Uno tras otro, los escándalos de corrupción han golpeado a nuestra puerta, desvelando una realidad que no escapa a ningún color político y minan la confianza puesta en quienes se dedican al servicio de lo público en nuestra sociedad chilena. A pesar de que somos conscientes de que no todos están involucrados y de que existen hombres y mujeres que entregan lo mejor de sí en la política nacional, los hechos tienden a desilusionarnos de las personas y del sistema, experimentándonos impotentes y exacerbando el individualismo, en donde cada uno se salva solo.
La encarnación y la resurrección del Hijo de Dios despiertan y sostienen nuestra esperanza en lo definitivo de la historia personal y comunitaria.

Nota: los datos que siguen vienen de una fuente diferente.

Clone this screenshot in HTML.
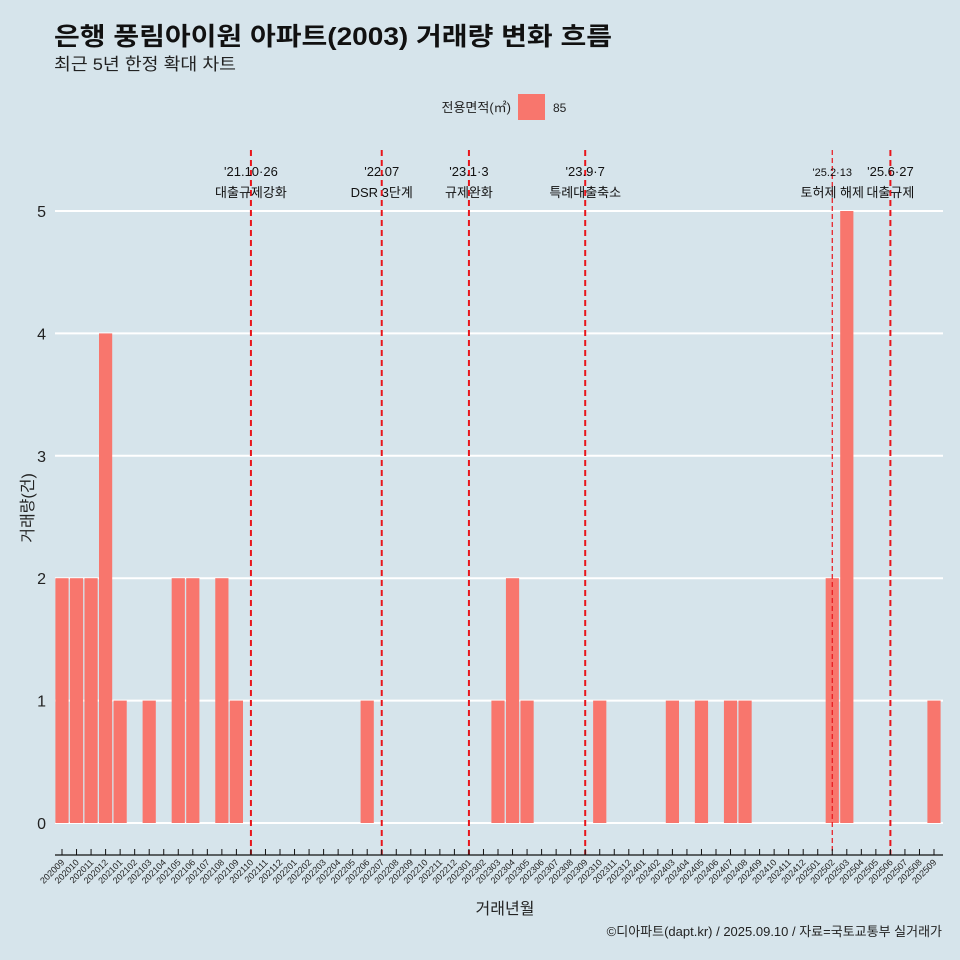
<!DOCTYPE html>
<html><head><meta charset="utf-8"><style>
body{margin:0;background:#d6e4eb;}
svg{display:block;font-family:"Liberation Sans","Noto Sans CJK KR",sans-serif;}
</style></head><body>
<svg id="c" width="960" height="960" viewBox="0 0 960 960">
<rect width="960" height="960" fill="#d6e4eb"/>
<text x="54" y="45" font-size="25" font-weight="bold" fill="#111" textLength="558" lengthAdjust="spacingAndGlyphs">은행 풍림아이원 아파트(2003) 거래량 변화 흐름</text>
<text x="54" y="70" font-size="17" fill="#222" textLength="182" lengthAdjust="spacingAndGlyphs">최근 5년 한정 확대 차트</text>
<g>
<text x="511" y="112" font-size="13" text-anchor="end" fill="#222">전용면적(㎡)</text>
<rect x="518" y="94" width="27" height="26" fill="#F8766D"/>
<text x="553" y="112" font-size="12" fill="#222">85</text>
</g>
<g id="grid"></g><g id="bars"></g><g id="events"></g><g id="axes"></g>
<text x="505" y="914" font-size="16" text-anchor="middle" fill="#222">거래년월</text>
<text transform="translate(33,508) rotate(-90)" font-size="16" text-anchor="middle" fill="#222">거래량(건)</text>
<text x="942" y="936" font-size="13" text-anchor="end" fill="#222">©디아파트(dapt.kr) / 2025.09.10 / 자료=국토교통부 실거래가</text>
</svg>
<script>
const categories=[];for(let y=2020,m=9;!(y===2025&&m===10);){categories.push(y+String(m).padStart(2,'0'));m++;if(m>12){m=1;y++;}}
const counts=[2,2,2,4,1,0,1,0,2,2,0,2,1,0,0,0,0,0,0,0,0,1,0,0,0,0,0,0,0,0,1,2,1,0,0,0,0,1,0,0,0,0,1,0,1,0,1,1,0,0,0,0,0,2,5,0,0,0,0,0,1];
const yTicks=[0,1,2,3,4,5];
const eventCats=["202110","202207","202301","202309","202502","202506"];
const eventDates=["'21.10·26","'22.07","'23.1·3","'23.9·7","'25.2·13","'25.6·27"];
const eventLabels=["대출규제강화","DSR 3단계","규제완화","특례대출축소","토허제 해제","대출규제"];
const NS="http://www.w3.org/2000/svg";
const x0=62,dx=(934-62)/60;
const xs=i=>x0+i*dx;
const ys=v=>823-v*122.4;
function mk(t,a,p){const e=document.createElementNS(NS,t);for(const k in a)e.setAttribute(k,a[k]);document.getElementById(p).appendChild(e);return e;}
yTicks.forEach(v=>{
 const l=mk('line',{x1:55,x2:943,y1:ys(v),y2:ys(v),stroke:'#fff','stroke-width':2},'grid');
 
 
 const t=mk('text',{x:46,y:ys(v)+6,'font-size':16,'text-anchor':'end',fill:'#222'},'axes');t.textContent=v;
 
 
});
counts.forEach((v,i)=>{
 if(v<=0)return;
 const r=mk('rect',{x:xs(i)-6.6,y:ys(v),width:13.2,height:ys(0)-ys(v),fill:'#F8766D'},'bars');
 
 
});
eventCats.forEach((c,k)=>{
 const i=categories.indexOf(c),x=xs(i),thin=c==="202502";
 const l=mk('line',{x1:x,x2:x,y1:150,y2:855,stroke:'#e8151b','stroke-width':thin?1.2:2,'stroke-dasharray':thin?'5,3':'6,4'},'events');
 
 
 const fs=thin?11:13;
 const t1=mk('text',{x:x,y:176,'font-size':fs,'text-anchor':'middle',fill:'#111'},'events');t1.textContent=eventDates[k];
 
 
 const t2=mk('text',{x:x,y:197,'font-size':13,'text-anchor':'middle',fill:'#111'},'events');t2.textContent=eventLabels[k];
 
 
});
const ax=mk('line',{x1:55,x2:943,y1:855,y2:855,stroke:'#111','stroke-width':1.2},'axes');


categories.forEach((c,i)=>{
 const x=xs(i);
 const tk=mk('line',{x1:x,x2:x,y1:849,y2:855,stroke:'#111'},'axes');
 
 
 const t=mk('text',{x:x+3,y:863,'font-size':9,'text-anchor':'end',fill:'#222',transform:`rotate(-45 ${x+3} 863)`},'axes');t.textContent=c;
 
 
});
</script>
</body></html>
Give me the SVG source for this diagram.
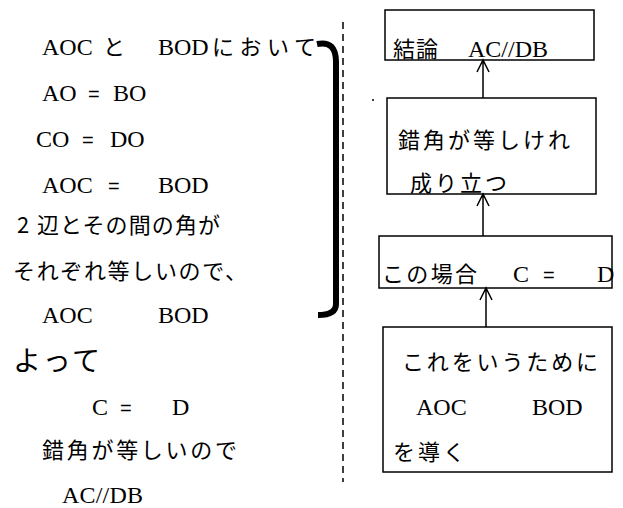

Para los cristianos, además, se suma el fenómeno de la creciente disminución de quienes declaran pertenecer a una denominación religiosa y, en cambio, prefieren mantenerse en los márgenes de las iglesias y de las prácticas institucionalizadas. De hecho, para los católicos, con una fuerza particular nos ha tocado ir asumiendo que la llamada cristiandad quedó hace bastante rato atrás, que la nostalgia de tiempos pasados que no volverán de nada sirve y que la nueva situación, propiamente de misión y primer anuncio del Evangelio, nos desafía a ser Iglesia de un modo nuevo. En medio de la desilusión y la nostalgia escuchamos en la liturgia de estos días de Adviento textos bíblicos que entretejen las imágenes de una comunidad preñada de esperanza y alegría. Los textos nos señalan el cumplimiento de las promesas: “suscitaré a David un vástago legítimo que hará justicia y derecho en la tierra” (Jr 33,15); “Jerusalén, despójate de tu vestido de luto y aflicción y vístete las galas perpetuas de la gloria que Dios te da” (Bar 5,1). A la vez, nos ponen a la expectativa de un advenimiento que se acoge con la cabeza en alto: “Entonces verán al Hijo del hombre venir en una nube, con gran poder y gloria. Cuando empiece a suceder esto, cobren ánimo y alcen la cabeza; se acerca su liberación” (Lc 21,28). En efecto, no es en primer lugar la espera de algo, sino de Alguien que renueva la realidad. Esta esperanza no se funda en que las cosas vayan sucediendo aparentemente bien o a nuestro favor, sino en que lo definitivo está en manos de Aquel que siendo el Hijo de Dios ha tomado nuestra carne, en que muriendo por nosotros ha resucitado de entre los muertos y en que nos ha prometido que volverá al final de los tiempos con su justicia y misericordia.
Nos ha tocado ir asumiendo que la llamada cristiandad quedó hace bastante rato atrás, que la nostalgia de tiempos pasados que no volverán de nada sirve y que la nueva situación nos desafía a ser Iglesia de un modo nuevo.
Una esperanza así no defrauda (Rm 5,5), ni es ingenua –o simplemente asentada en la actitud del optimista–, porque está puesta sobre el fundamento firme de la encarnación, la resurrección y la promesa del regreso de Jesucristo, que nos mantiene expectantes y alegres en medio de nuestras tribulaciones (2 Co 7,4).
Al mismo tiempo, no es una esperanza pasiva. La encarnación y la resurrección del Hijo de Dios despiertan y sostienen nuestra esperanza en lo definitivo de la historia personal y comunitaria. “Esperamos, según sus promesas, cielos nuevos y tierra nueva, en donde habite la justicia” (2 Pe 3,13). Y la Iglesia testimonia con su vida y alegría que el Señor está cerca (Fil 4,5) y se vuelve un don para nuestro mundo cuando sus comunidades y sus miembros ofrecen con sus acciones y palabras motivos de esperanza en una humanidad nueva. Aquí hayamos el sentido del cuidado cotidiano de los niños y ancianos a interior de las familias, las actitudes de mansedumbre y humildad en el trato hacia los demás, de las cajas de alimentos que en este tiempo preparan las parroquias, los gestos solidarios de las instituciones, las visitas que hacen los jóvenes a hogares y a cárceles de los jóvenes, el renovado compromiso de quienes, movidos por su fe, se dedican al servicio público, y tantas otras formas en que la caridad y la justicia se vuelven anuncio fecundo. Estas acciones no son sino reflejos de lo que vendrá, expresión de nuestra esperanza, nuestro modo concreto de poner remedio a la desilusión y a la nostalgia y de gritar en cada tiempo y lugar: ¡Ven, Señor Jesús! (Ap 22,20).
¿Qué acciones de la Iglesia nos alegran? ¿Cuáles nos generan esperanza? ¿Qué puede ofrecer una comunidad cristiana a nuestro tiempo?